» **Data for processing**
====

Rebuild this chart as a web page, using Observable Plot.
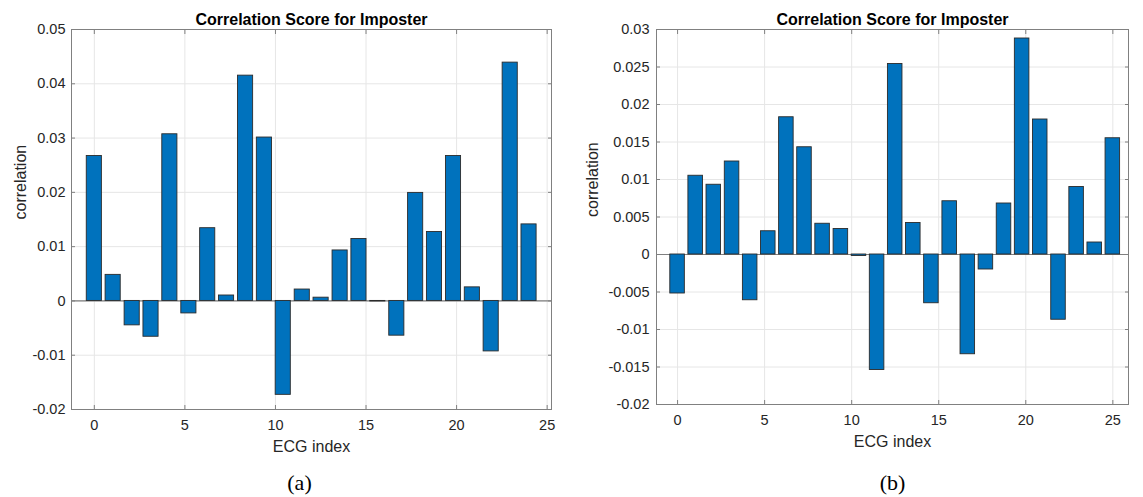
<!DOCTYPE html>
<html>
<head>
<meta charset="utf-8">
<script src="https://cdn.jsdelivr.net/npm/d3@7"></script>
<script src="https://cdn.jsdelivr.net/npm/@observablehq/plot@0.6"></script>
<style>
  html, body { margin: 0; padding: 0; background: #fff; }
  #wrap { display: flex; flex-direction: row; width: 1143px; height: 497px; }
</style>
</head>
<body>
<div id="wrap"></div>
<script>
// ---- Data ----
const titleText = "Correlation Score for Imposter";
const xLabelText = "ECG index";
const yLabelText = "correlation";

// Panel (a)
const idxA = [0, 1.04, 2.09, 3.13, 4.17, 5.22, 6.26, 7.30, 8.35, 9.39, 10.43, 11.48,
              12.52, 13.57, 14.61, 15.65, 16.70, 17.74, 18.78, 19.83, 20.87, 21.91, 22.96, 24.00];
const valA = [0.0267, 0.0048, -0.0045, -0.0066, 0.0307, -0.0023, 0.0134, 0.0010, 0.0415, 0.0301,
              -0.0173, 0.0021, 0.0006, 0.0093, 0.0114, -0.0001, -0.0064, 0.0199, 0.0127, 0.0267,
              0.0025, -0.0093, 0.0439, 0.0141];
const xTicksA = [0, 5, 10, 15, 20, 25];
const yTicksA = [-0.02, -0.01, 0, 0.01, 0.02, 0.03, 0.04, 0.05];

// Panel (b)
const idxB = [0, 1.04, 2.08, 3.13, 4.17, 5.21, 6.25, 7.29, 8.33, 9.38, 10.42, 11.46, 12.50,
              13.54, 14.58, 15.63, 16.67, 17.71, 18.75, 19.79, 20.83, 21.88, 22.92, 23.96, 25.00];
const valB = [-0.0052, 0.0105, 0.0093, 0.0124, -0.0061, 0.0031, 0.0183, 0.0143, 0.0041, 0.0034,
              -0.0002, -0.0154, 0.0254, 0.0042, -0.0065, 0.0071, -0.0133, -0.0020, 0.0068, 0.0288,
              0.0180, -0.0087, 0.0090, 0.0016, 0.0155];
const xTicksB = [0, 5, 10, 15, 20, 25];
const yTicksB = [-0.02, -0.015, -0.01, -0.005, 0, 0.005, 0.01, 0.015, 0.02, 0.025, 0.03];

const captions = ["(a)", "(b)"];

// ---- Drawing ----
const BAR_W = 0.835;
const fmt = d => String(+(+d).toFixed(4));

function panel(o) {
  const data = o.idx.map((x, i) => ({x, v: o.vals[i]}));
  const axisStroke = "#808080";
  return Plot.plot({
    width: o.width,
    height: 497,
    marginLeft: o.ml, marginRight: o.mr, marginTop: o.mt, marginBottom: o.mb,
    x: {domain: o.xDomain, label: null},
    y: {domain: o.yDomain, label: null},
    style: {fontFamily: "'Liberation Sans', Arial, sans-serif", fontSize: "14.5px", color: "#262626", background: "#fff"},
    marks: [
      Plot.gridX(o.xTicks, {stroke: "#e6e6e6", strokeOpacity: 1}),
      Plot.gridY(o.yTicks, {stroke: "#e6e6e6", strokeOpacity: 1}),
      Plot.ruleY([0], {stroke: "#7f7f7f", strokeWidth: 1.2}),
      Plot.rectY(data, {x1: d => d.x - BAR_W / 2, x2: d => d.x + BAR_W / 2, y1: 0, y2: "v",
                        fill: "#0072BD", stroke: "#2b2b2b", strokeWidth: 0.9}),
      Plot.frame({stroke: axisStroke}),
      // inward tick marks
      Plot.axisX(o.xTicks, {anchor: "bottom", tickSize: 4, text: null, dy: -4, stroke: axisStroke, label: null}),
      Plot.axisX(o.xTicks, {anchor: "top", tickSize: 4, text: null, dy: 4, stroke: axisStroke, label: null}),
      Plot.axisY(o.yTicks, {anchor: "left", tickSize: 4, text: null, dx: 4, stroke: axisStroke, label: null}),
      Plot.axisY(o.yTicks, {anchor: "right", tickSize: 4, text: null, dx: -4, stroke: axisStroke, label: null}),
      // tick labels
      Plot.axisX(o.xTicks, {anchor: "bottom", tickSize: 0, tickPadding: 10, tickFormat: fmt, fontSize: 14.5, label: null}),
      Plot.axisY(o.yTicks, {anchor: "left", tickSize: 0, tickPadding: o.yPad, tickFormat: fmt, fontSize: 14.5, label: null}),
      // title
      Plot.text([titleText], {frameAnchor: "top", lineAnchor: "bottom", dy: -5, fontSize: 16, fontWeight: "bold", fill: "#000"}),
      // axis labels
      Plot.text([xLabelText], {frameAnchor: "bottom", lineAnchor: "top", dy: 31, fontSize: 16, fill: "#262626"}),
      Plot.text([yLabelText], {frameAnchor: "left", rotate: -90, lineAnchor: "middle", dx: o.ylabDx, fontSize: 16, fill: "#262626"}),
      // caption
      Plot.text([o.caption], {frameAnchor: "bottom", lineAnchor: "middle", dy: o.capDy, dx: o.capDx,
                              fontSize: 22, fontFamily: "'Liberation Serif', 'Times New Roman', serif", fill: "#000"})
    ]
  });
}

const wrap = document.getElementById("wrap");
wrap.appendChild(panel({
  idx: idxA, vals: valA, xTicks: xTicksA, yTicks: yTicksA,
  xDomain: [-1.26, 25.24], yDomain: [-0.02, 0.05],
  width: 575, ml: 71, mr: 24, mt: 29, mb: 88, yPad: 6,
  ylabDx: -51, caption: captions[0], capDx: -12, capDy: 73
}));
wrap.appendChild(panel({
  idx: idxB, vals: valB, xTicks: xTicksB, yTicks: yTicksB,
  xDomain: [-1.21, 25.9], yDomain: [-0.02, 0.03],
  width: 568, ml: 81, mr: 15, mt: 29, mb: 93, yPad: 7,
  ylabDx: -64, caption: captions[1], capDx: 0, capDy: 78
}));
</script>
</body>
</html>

====

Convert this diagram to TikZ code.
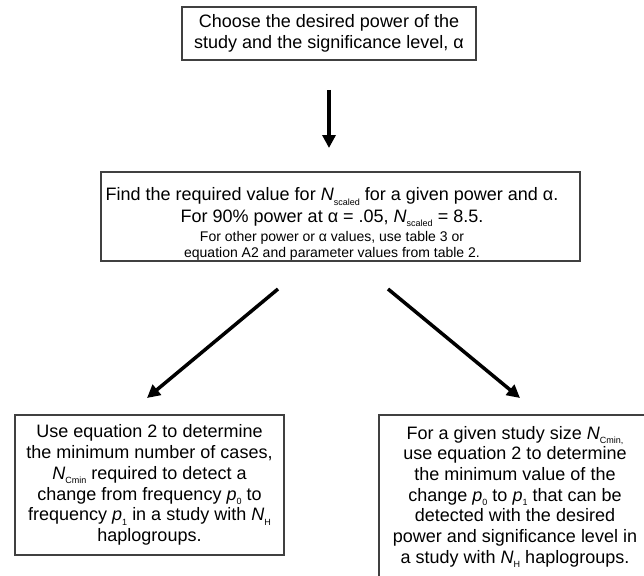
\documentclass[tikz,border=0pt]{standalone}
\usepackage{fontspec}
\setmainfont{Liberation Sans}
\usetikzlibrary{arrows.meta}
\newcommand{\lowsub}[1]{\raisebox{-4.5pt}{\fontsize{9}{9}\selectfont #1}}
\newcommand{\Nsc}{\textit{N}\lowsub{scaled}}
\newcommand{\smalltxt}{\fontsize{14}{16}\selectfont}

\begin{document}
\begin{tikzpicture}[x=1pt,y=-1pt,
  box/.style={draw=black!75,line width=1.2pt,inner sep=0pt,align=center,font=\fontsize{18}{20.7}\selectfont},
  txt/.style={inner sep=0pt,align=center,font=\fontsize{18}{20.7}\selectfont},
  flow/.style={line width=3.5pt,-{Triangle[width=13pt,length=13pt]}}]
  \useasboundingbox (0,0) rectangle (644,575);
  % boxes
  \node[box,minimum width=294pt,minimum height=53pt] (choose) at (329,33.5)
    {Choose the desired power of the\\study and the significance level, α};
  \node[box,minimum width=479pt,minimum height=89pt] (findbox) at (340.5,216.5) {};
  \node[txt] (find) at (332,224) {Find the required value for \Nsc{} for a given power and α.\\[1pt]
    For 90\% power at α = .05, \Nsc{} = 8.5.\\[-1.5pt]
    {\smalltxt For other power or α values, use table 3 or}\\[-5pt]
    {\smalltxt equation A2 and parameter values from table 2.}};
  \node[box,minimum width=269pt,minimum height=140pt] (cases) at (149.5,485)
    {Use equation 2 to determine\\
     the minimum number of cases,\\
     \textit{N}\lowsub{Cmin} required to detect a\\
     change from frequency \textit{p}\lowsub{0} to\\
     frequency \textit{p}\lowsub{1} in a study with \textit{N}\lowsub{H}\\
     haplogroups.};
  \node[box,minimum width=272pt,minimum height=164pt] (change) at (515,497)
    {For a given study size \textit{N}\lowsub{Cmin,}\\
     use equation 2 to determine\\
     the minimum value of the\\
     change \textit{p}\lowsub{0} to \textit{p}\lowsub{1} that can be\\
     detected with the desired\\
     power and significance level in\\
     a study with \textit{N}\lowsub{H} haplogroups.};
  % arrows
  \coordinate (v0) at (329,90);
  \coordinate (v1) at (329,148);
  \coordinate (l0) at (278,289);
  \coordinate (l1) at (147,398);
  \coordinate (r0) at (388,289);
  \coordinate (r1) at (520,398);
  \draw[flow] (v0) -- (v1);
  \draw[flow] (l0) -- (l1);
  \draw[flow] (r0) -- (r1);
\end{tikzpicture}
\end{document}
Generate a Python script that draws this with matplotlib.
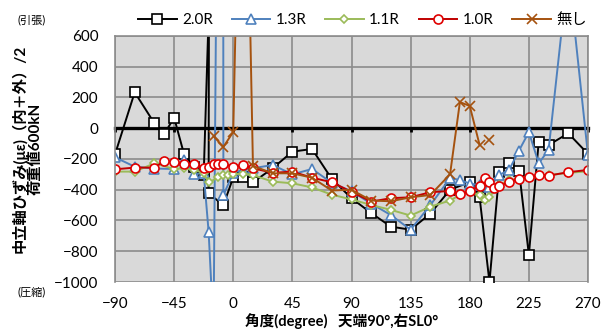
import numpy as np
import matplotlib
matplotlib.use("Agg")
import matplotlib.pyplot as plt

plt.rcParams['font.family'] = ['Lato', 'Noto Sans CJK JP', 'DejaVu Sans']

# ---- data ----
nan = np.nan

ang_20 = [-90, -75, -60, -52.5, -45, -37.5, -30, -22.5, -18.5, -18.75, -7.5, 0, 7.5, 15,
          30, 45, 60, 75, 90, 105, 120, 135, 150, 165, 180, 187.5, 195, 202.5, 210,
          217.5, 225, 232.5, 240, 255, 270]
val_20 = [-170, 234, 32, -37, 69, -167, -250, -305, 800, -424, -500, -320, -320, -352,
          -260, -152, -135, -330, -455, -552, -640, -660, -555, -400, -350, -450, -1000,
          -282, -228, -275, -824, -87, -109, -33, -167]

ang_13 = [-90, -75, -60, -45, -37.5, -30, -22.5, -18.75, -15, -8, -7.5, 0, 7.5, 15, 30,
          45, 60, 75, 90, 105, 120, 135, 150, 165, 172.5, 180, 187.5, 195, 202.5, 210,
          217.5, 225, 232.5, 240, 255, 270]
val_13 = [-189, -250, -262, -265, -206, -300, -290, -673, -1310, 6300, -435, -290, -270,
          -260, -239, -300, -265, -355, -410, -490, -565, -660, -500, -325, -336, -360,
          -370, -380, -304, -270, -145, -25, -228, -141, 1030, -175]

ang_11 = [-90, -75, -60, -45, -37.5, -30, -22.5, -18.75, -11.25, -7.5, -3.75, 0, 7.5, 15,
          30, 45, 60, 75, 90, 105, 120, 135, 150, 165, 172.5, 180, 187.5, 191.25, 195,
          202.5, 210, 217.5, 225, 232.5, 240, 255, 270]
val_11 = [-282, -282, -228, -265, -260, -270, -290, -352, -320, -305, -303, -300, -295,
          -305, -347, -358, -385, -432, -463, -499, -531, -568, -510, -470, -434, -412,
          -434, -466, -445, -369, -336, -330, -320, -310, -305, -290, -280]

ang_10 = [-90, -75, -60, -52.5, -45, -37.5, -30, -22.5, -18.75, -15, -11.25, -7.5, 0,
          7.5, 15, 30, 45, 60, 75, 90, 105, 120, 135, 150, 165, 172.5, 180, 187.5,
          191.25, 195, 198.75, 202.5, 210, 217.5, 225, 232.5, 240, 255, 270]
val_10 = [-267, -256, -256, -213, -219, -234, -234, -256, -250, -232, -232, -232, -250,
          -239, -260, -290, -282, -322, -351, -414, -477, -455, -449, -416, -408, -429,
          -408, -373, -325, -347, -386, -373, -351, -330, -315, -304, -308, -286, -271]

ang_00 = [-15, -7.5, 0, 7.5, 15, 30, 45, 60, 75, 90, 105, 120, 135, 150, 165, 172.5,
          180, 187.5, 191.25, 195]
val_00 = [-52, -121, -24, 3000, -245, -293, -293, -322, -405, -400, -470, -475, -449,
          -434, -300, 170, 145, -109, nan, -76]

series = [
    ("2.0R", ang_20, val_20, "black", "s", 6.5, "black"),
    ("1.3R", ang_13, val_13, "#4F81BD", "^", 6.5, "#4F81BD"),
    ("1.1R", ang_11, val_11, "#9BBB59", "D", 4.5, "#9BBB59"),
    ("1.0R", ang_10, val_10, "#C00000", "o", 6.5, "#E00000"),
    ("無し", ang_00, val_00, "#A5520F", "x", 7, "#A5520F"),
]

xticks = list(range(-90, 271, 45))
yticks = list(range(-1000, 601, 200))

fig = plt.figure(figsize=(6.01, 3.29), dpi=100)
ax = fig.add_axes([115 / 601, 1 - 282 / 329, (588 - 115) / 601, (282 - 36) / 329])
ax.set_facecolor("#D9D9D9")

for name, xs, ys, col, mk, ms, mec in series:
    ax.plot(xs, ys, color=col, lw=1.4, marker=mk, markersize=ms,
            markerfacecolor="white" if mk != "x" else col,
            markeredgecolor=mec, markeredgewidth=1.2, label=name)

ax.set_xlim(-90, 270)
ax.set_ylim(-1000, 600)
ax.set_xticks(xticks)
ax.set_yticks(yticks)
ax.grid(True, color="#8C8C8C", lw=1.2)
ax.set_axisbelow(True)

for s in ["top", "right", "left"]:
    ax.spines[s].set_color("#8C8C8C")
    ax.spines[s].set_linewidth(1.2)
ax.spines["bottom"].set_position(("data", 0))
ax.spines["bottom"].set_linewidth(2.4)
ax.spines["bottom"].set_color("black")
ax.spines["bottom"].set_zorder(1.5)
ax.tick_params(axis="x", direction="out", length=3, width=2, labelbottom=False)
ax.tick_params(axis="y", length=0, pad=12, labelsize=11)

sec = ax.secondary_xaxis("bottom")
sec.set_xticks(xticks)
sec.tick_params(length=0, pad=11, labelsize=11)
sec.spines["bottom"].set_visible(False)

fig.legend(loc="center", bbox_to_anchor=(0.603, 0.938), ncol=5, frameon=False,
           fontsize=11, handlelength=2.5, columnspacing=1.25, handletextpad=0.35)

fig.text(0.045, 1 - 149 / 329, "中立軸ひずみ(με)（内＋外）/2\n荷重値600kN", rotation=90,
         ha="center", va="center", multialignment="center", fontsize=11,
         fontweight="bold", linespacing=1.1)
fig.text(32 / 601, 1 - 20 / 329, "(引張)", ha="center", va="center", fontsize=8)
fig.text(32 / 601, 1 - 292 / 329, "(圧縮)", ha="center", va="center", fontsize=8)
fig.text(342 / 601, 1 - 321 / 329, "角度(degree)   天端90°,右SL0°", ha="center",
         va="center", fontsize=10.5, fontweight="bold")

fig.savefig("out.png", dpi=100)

====

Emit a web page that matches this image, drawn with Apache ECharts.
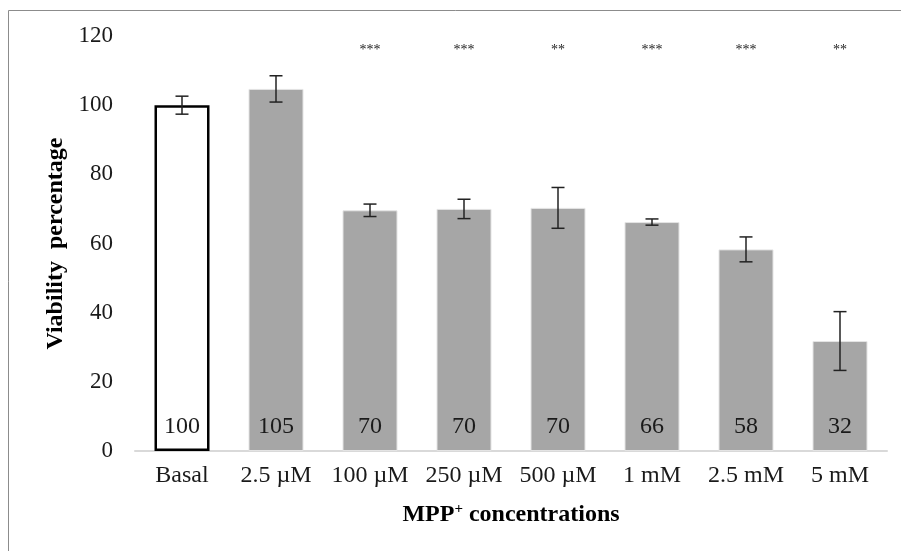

====

» **Given instruction**
Extract exactly, and only, the lines from the one with "Generate a Python" to the one with "plt.rcParams['font.family'] = ['Lato', 'Noto", both ends counted. Leave the images behind.

» **Reply to the task**
Generate a Python script that draws this with matplotlib.
import numpy as np
import matplotlib
matplotlib.use("Agg")
import matplotlib.pyplot as plt

plt.rcParams['font.family'] = ['Lato', 'Noto Sans CJK JP', 'DejaVu Sans']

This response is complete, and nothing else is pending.